Brokerage firms are required to report income paid to non-US investors to the IRS. For example, they issue Form 1042-S, “Foreign Person’s U.S. Source Income Subject to Withholding,” to report dividends and other US-sourced income subject to withholding.
While the US generally does not tax capital gains for most non-resident portfolio investors, it is crucial for individuals to understand their specific tax residency status as defined by the IRS. This status determines whether they are taxed as a non-resident alien or a resident alien, which has significant implications for worldwide income taxation.
One significant aspect is the potential applicability of US estate tax. For non-resident aliens, US estate tax applies to US-situs assets, which include shares of US companies, held at the time of death. The US estate tax exemption for non-resident aliens is relatively low, set at $60,000, compared to the much higher exemption for US citizens.
Assets exceeding this $60,000 threshold can be subject to US estate tax rates that can reach up to 40%. This can significantly impact the value transferred to heirs. While some tax treaties may offer provisions to mitigate or eliminate this estate tax, it is a complex area that often requires careful estate planning.

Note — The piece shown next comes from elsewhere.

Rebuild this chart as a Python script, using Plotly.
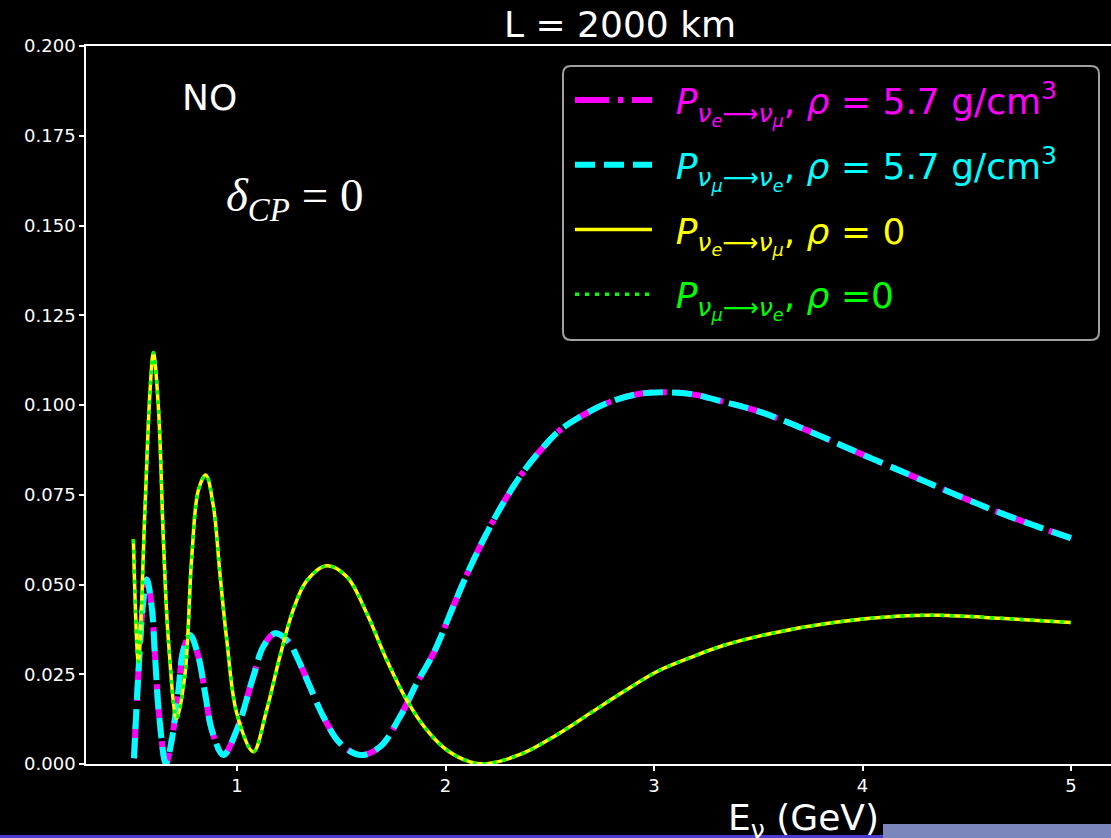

The Foreign Account Tax Compliance Act (FATCA) also imposes reporting obligations, primarily on foreign financial institutions (FFIs), but indirectly affecting non-US investors. FATCA requires FFIs to report information about financial accounts held by US persons to the IRS. While non-US citizens are not directly subject to FATCA’s reporting requirements unless they are considered US persons, they may be asked by their financial institutions to provide documentation to confirm their non-US status. This helps the FFIs comply with their FATCA obligations.
Individual brokerage firms may have internal policies that restrict account openings based on the investor’s country of residence. This can be due to various reasons, including anti-money laundering regulations, compliance costs, or sanctions.